DERREN Brown sips coffee in a quiet Manchester café and recalls the moment he realised just how impressionable the human mind could be.

In his first year at Bristol University Derren attended a hypnosis show by Martin S. Taylor - and was spellbound.

From that point, the young Law student threw his thoughts into studying mind manipulation.

“But then there was a watershed moment for me,” says Derren.

“I was living in student halls at the time, and I became the guy who could hypnotise people. Lots of students would come to me.

“And I’d make gradual tentative suggestions to them; ‘Your arm is getting heavy’, that sort of thing. I’d go at it very slowly. Then I’d say to them ‘If I hypnotise you again I them again I’ll just click my fingers and you’ll be hypnotised.;

“However, one day this guy came to see me and I thought I’d hypnotised him before so all I did was click my fingers and say ‘Go to sleep!’ And he did.

“I was quite taken aback, but I realised the absolute power of suggestion. I realised how powerful hypnotism could be.

Derren, who is set to appear at the King’s Theatre, never did become an international lawyer. Instead, he developed magician skills and became an illusionist, a mentalist, a mind-reader, working for ten years in cafes.

It was inevitable he would come to the attention of a TV producer and in 2000 the result was C4’s Derren Brown: Mind Control. And it blew the nation’s minds.

Derren proceeded to entertain, surprise and shock in equal measures in the following years with increasingly outlandish stunts.

He held a loaded gun to his head; convinced a man with vertigo to emergency-land a plane and looked to clean out casinos. .

Along the way he has debunked the world of spiritualism, and right now his show Miracle sees him reveal how he can become an evangelical healer.

Yet, although his television work and stage shows see him perform for millions, and he’s set to wow Broadway, Derren acknowledges he was an introverted teenager, who struggled to make social connections.

Does this not contrast with the creature who is now a consummate showman?

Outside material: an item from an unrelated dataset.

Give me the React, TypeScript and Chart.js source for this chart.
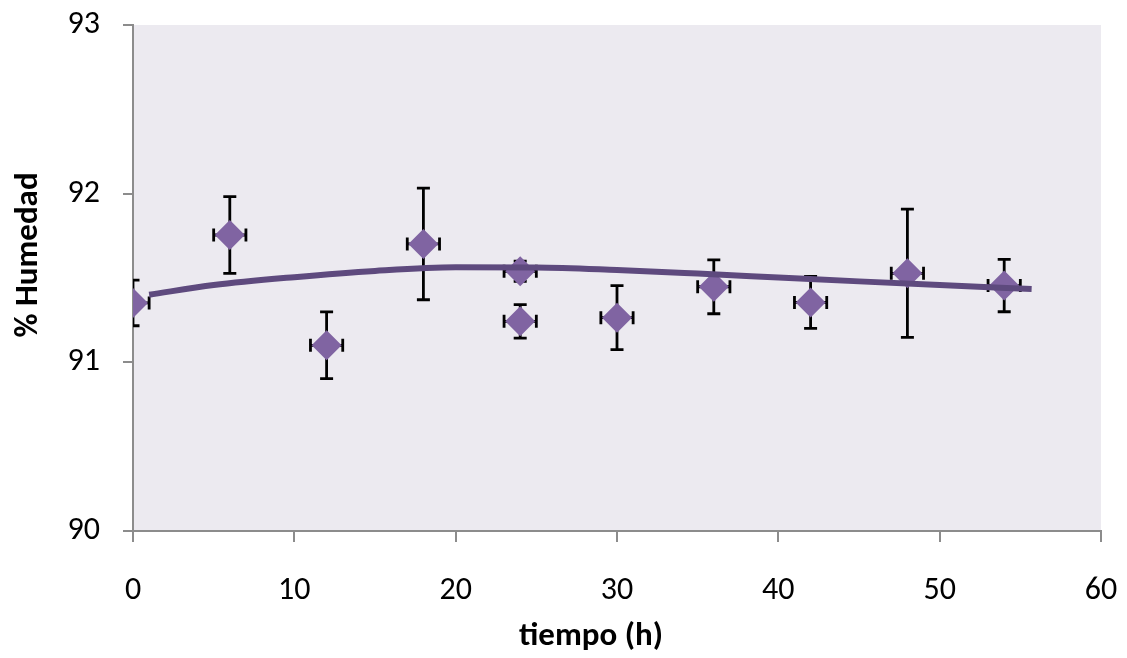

“Yes, but when I’m up there on stage I’m in control,” he explains, grinning.

“It’s a way of keeping a space around me. I’m confident in doing a show that’s well-rehearsed and at the same time I feel I’m at my best when I’m doing it.”

He pauses for a moment and adds: “If I were asked to talk about ‘X’ I wouldn’t feel I could enjoy that at all. I get asked to do lots of speaking engagements but I don’t take them on because I don’t like not being prepared.”

Derren Brown seems an unlikely showman. He’s polite to a fault, considered and considerate.

How much of his character was pre-formed before he took to the stage?

“I had worked for ten years as a magician I’d started off as a hypnotist but it was very difficult to learn a living from it when you do it in a civilised way, as opposed to the way many stage hypnotists do.

“So I had a decade to find my character. Meantime, I’d written a couple of books for magicians, which is how the TV company came to find me. There were only around four people doing what I was doing at the time.

“I remember Andrew O’Connor ADD saying what he did like was I had no strong ambition. I’ve never been goal orientated or anything like that. It never occurred to me that I should be trying to impress them. I showed them nothing over lunch.

“But at the end of the meal I showed them a trick and Andrew said I didn’t switch into performance mode that everyone else they’d spoken to had. They liked that. What else they saw in me I don’t know.”

“However, I had no sense of TV however. Thankfully, my management came with the TV, and my manager had been a magician. Then the producer came in and we became a team.

“What I didn’t have was a sense of pace. I went from fishing in a small pond, to knowing nothing.

“Thankfully, Objective ( the TV production company) were really supportive and we grew together and that was because there was a real craft behind it.”

But he was offering something different; a real blend of magic and mind manipulation. He studied hypnosis, psychology, magic, manipulation, essentially the human condition, which has been distilled into his act.

Fairly introverted then becomes a performer, almost by default.

“You do magic because you want to impress people. A lot of under confident kids do magic for this reason.

“With hypnosis even more so. It’s a control thing. If you feel intimidated by a laddish set then suddenly you can click your fingers and you find yourself in control.

“This wasn’t all a conscious act on my part but I began to realise it was ticking boxes in terms of my insecurities of the time.

“That desire to perform is an exaggerated way of getting attention is still rooted in this basic insecurity. So that ties the shyness and performance together.

“If I performed regularly it took care of my need for attention so over the years now I’ve gotten over the need.”

He adds, laughing; “And it was really quite a childish thing to do I guess.

“I used to have do conjuring tricks all the time. I couldn’t have a normal conversation with someone without performing. I always used to have some trick on me all the time.

“Now I hate it. I used to love it when people said to me ‘Tell me what I’m thinking.’ Not now.”

• Derren Brown, Miracle, the King’s Theatre, July 4 – 9.